# Opal Beach Dec. 9th



## rydabyk (Jun 8, 2008)

Spent the day at Opal Beach with my good friend Jerry. Hoping for some Pompano but only Black Drum. They were a lot of fun though. Two at 36" and one 22 incher. They were caught on shrimp and Fish Bites.


----------



## ThaFish (Feb 27, 2013)

Gotta love big black drum - they're a blast! Glad you guys got on some fish. Did ya keep the smaller one for dinner?


----------



## SteveCal (Jun 21, 2014)

Please pardon me while I kick myself in the..... That was my planned destination for today.

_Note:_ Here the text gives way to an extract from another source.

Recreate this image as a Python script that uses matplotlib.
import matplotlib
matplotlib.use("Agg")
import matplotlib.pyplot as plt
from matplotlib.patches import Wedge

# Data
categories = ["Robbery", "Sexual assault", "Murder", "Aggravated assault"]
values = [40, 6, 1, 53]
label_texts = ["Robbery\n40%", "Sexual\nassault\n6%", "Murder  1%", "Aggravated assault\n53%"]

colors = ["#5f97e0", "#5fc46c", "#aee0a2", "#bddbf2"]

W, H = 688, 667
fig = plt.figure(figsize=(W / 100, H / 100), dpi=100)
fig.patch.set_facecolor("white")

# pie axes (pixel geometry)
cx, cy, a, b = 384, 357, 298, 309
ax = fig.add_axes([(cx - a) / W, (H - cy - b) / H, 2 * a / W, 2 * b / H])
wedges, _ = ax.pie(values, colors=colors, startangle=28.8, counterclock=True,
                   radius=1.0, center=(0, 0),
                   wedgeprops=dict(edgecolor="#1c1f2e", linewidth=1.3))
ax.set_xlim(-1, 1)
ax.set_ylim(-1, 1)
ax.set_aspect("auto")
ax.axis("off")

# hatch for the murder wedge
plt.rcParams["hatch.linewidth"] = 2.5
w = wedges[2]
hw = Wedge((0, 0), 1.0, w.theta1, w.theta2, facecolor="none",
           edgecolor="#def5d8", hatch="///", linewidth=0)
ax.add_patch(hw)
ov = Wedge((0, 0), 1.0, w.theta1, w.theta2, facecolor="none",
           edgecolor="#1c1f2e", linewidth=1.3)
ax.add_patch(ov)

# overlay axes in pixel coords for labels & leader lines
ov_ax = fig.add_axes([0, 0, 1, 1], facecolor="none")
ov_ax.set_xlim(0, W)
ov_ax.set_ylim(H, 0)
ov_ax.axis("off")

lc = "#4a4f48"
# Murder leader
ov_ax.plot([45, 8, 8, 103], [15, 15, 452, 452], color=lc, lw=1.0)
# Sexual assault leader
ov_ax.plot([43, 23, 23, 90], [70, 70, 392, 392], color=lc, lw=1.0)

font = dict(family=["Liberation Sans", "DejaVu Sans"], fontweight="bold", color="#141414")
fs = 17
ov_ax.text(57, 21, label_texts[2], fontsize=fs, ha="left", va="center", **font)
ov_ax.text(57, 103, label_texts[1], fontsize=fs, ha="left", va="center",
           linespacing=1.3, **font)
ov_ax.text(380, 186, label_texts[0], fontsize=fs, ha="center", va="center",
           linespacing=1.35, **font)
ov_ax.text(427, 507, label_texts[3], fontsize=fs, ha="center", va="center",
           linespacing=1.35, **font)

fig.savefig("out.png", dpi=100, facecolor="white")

But, noooooooo. Felt a little chilly so I stayed home.:thumbdown:

Nice fish guys.:thumbup:


----------



## Jason (Oct 2, 2007)

Man, that looked like a purty day!!!!


----------



## Salt4Lifer (Jun 1, 2013)

Nice catch! That water looks awesome!


----------



## Justin618 (Aug 18, 2013)

Great day. Water is perfect


----------



## rydabyk (Jun 8, 2008)

Yes it was a nice day. We put them all back to catch again. Now if they had been pompano they would have gone straight to the cooler!


----------



## GROUPERKING (Sep 28, 2011)

Those are some big'uns. Way to go !


----------



## RipinLips (Jan 13, 2012)

I am so glad to see someone catching something off of the beach, well done!
"Shirmp bites"?


----------



## SteveCal (Jun 21, 2014)

I'm going to try it tomorrow or Saturday. We are "out of fish." Don't know how that happened but the withdrawals are terrible. Hope for a Black Drum, Red Drum and some POMPANO.


----------



## 2RC's II (Feb 2, 2012)

I will be there in the AM. Went last week and for the first time I did not pull up the beach cam before I went. Well 3 to 5's pounding about 150 yards off the beach. Got some sun but wasted 3 hours fishing. And I knew that was goona happen when I saw the surf.


----------



## rydabyk (Jun 8, 2008)

Probably gonna go over there on Sunday


----------



## Pilar (Oct 28, 2014)

Those are some really nice fish! I haven't come across any that large so far, but even the 22"-24" fish I caught put up a good fight in the surf.


----------



## rydabyk (Jun 8, 2008)

*Fish Bites*



RipinLips said:


> "Shirmp bites"?


Shrimp Flavored Fish Bites. Just a small piece on the hook after the shrimp to kinda help hold the shrimp on.


----------



## Pilar (Oct 28, 2014)

The surf looks really shallow in those pictures. About how far were you guys casting to find those black drum?


----------



## rydabyk (Jun 8, 2008)

We were wading out and casting into the deeper water. I'm terrible at estimating distance but we were able to cast just into the deeper water.


----------